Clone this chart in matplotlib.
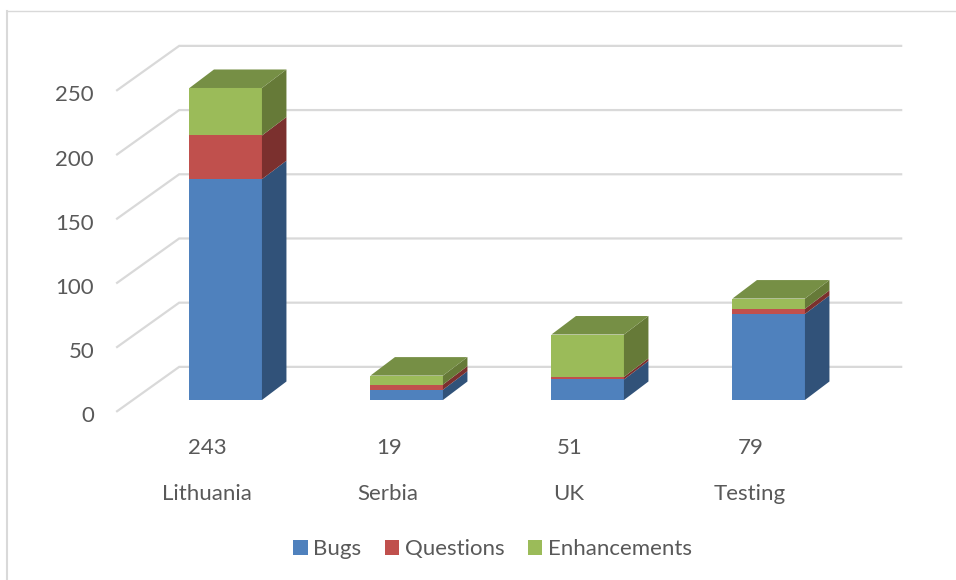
"""Stacked pseudo-3D column chart of issues per country"""
import matplotlib
matplotlib.use("Agg")
import matplotlib.pyplot as plt
from matplotlib.patches import Polygon, Patch

plt.rcParams["font.family"] = ["Lato", "DejaVu Sans"]
plt.rcParams["font.size"] = 16
TXT = "#595959"
GRID = "#D9D9D9"
FRAME = "#D9D9D9"

categories = ["Lithuania", "Serbia", "UK", "Testing"]
totals = [243, 19, 51, 79]
bugs = [172, 8, 16, 67]
questions = [34, 4, 2, 4]
enhancements = [37, 7, 33, 8]
y_ticks = [0, 50, 100, 150, 200, 250]

series = [("Bugs", bugs, "#4F81BD", "#315279"),
          ("Questions", questions, "#C0504D", "#7B302E"),
          ("Enhancements", enhancements, "#9BBB59", "#667A38")]
TOP = "#768F45"

W, H = 956, 580
PX_CAT, PX_VAL = 181.0, 1.284   # pixels per category / per value unit
X0, Y0 = 225.7, 400.0           # pixel of first bar centre / of value 0

fig = plt.figure(figsize=(W / 100, H / 100), dpi=100)
ax = fig.add_axes([0, 0, 1, 1])
ax.set_xlim(-X0 / PX_CAT, (W - X0) / PX_CAT)
ax.set_ylim((Y0 - H) / PX_VAL, Y0 / PX_VAL)
ax.axis("off")

# depth of the bars and of the floor, in data units
bar_w = 72.5 / PX_CAT
dx, dy = 24.5 / PX_CAT, 18.5 / PX_VAL
wall_left, wall_right = -0.257, 3.738
floor_dx, floor_dy = 63 / PX_CAT, 45 / PX_VAL
wall_base = 25.8

for v in y_ticks:
    y = wall_base + v
    ax.plot([wall_left - floor_dx, wall_left, wall_right],
            [y - floor_dy, y, y], color=GRID, lw=1.6, zorder=1,
            solid_joinstyle="miter", solid_capstyle="butt")
    ax.text(-0.727, y - floor_dy - 3.5, str(v), ha="right", va="center", color=TXT)

# stacked bars: front from ax.bar, side and top as polygons
for i in range(len(categories)):
    bottom = 0
    x1 = i + bar_w / 2
    for name, vals, col, dark in series:
        top = bottom + vals[i]
        ax.bar(i, vals[i], bottom=bottom, width=bar_w, color=col, lw=0, zorder=3)
        ax.add_patch(Polygon([(x1, bottom), (x1 + dx, bottom + dy), (x1 + dx, top + dy), (x1, top)],
                             closed=True, fc=dark, lw=0, zorder=3))
        bottom = top
    x0 = i - bar_w / 2
    ax.add_patch(Polygon([(x0, bottom), (x0 + dx, bottom + dy), (x1 + dx, bottom + dy), (x1, bottom)],
                         closed=True, fc=TOP, lw=0, zorder=3))
    ax.text(i - 0.1, -37.5, str(totals[i]), ha="center", va="center", color=TXT)
    ax.text(i - 0.105, -73, categories[i], ha="center", va="center", color=TXT)

handles = [Patch(fc=s[2], lw=0) for s in series]
ax.legend(handles, [s[0] for s in series], loc="center", ncol=3, frameon=False,
          bbox_to_anchor=(492.5 / W, 1 - 549 / H), bbox_transform=fig.transFigure,
          labelcolor=TXT, handlelength=0.64, handleheight=0.64, handletextpad=0.24,
          columnspacing=1.08, borderpad=0)

# chart frame, only top and left are in the crop
fig.add_artist(plt.Line2D([7 / W, 7 / W], [0, 1 - 11 / H], color=FRAME, lw=1.5))
fig.add_artist(plt.Line2D([7 / W, 1], [1 - 11 / H, 1 - 11 / H], color=FRAME, lw=1.0))

fig.savefig("out.png", dpi=100)
plt.close()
--------------------
◆ **Challenge**: Return each line of the data, keeping its wording exact and omitting pictures.

◆ **Full solution**:
Clone this chart in matplotlib.
"""Stacked pseudo-3D column chart of issues per country"""
import matplotlib
matplotlib.use("Agg")
import matplotlib.pyplot as plt
from matplotlib.patches import Polygon, Patch

plt.rcParams["font.family"] = ["Lato", "DejaVu Sans"]
plt.rcParams["font.size"] = 16
TXT = "#595959"
GRID = "#D9D9D9"
FRAME = "#D9D9D9"

categories = ["Lithuania", "Serbia", "UK", "Testing"]
totals = [243, 19, 51, 79]
bugs = [172, 8, 16, 67]
questions = [34, 4, 2, 4]
enhancements = [37, 7, 33, 8]
y_ticks = [0, 50, 100, 150, 200, 250]

series = [("Bugs", bugs, "#4F81BD", "#315279"),
          ("Questions", questions, "#C0504D", "#7B302E"),
          ("Enhancements", enhancements, "#9BBB59", "#667A38")]
TOP = "#768F45"

W, H = 956, 580
PX_CAT, PX_VAL = 181.0, 1.284   # pixels per category / per value unit
X0, Y0 = 225.7, 400.0           # pixel of first bar centre / of value 0

fig = plt.figure(figsize=(W / 100, H / 100), dpi=100)
ax = fig.add_axes([0, 0, 1, 1])
ax.set_xlim(-X0 / PX_CAT, (W - X0) / PX_CAT)
ax.set_ylim((Y0 - H) / PX_VAL, Y0 / PX_VAL)
ax.axis("off")

# depth of the bars and of the floor, in data units
bar_w = 72.5 / PX_CAT
dx, dy = 24.5 / PX_CAT, 18.5 / PX_VAL
wall_left, wall_right = -0.257, 3.738
floor_dx, floor_dy = 63 / PX_CAT, 45 / PX_VAL
wall_base = 25.8

for v in y_ticks:
    y = wall_base + v
    ax.plot([wall_left - floor_dx, wall_left, wall_right],
            [y - floor_dy, y, y], color=GRID, lw=1.6, zorder=1,
            solid_joinstyle="miter", solid_capstyle="butt")
    ax.text(-0.727, y - floor_dy - 3.5, str(v), ha="right", va="center", color=TXT)

# stacked bars: front from ax.bar, side and top as polygons
for i in range(len(categories)):
    bottom = 0
    x1 = i + bar_w / 2
    for name, vals, col, dark in series:
        top = bottom + vals[i]
        ax.bar(i, vals[i], bottom=bottom, width=bar_w, color=col, lw=0, zorder=3)
        ax.add_patch(Polygon([(x1, bottom), (x1 + dx, bottom + dy), (x1 + dx, top + dy), (x1, top)],
                             closed=True, fc=dark, lw=0, zorder=3))
        bottom = top
    x0 = i - bar_w / 2
    ax.add_patch(Polygon([(x0, bottom), (x0 + dx, bottom + dy), (x1 + dx, bottom + dy), (x1, bottom)],
                         closed=True, fc=TOP, lw=0, zorder=3))
    ax.text(i - 0.1, -37.5, str(totals[i]), ha="center", va="center", color=TXT)
    ax.text(i - 0.105, -73, categories[i], ha="center", va="center", color=TXT)

handles = [Patch(fc=s[2], lw=0) for s in series]
ax.legend(handles, [s[0] for s in series], loc="center", ncol=3, frameon=False,
          bbox_to_anchor=(492.5 / W, 1 - 549 / H), bbox_transform=fig.transFigure,
          labelcolor=TXT, handlelength=0.64, handleheight=0.64, handletextpad=0.24,
          columnspacing=1.08, borderpad=0)

# chart frame, only top and left are in the crop
fig.add_artist(plt.Line2D([7 / W, 7 / W], [0, 1 - 11 / H], color=FRAME, lw=1.5))
fig.add_artist(plt.Line2D([7 / W, 1], [1 - 11 / H, 1 - 11 / H], color=FRAME, lw=1.0))

fig.savefig("out.png", dpi=100)
plt.close()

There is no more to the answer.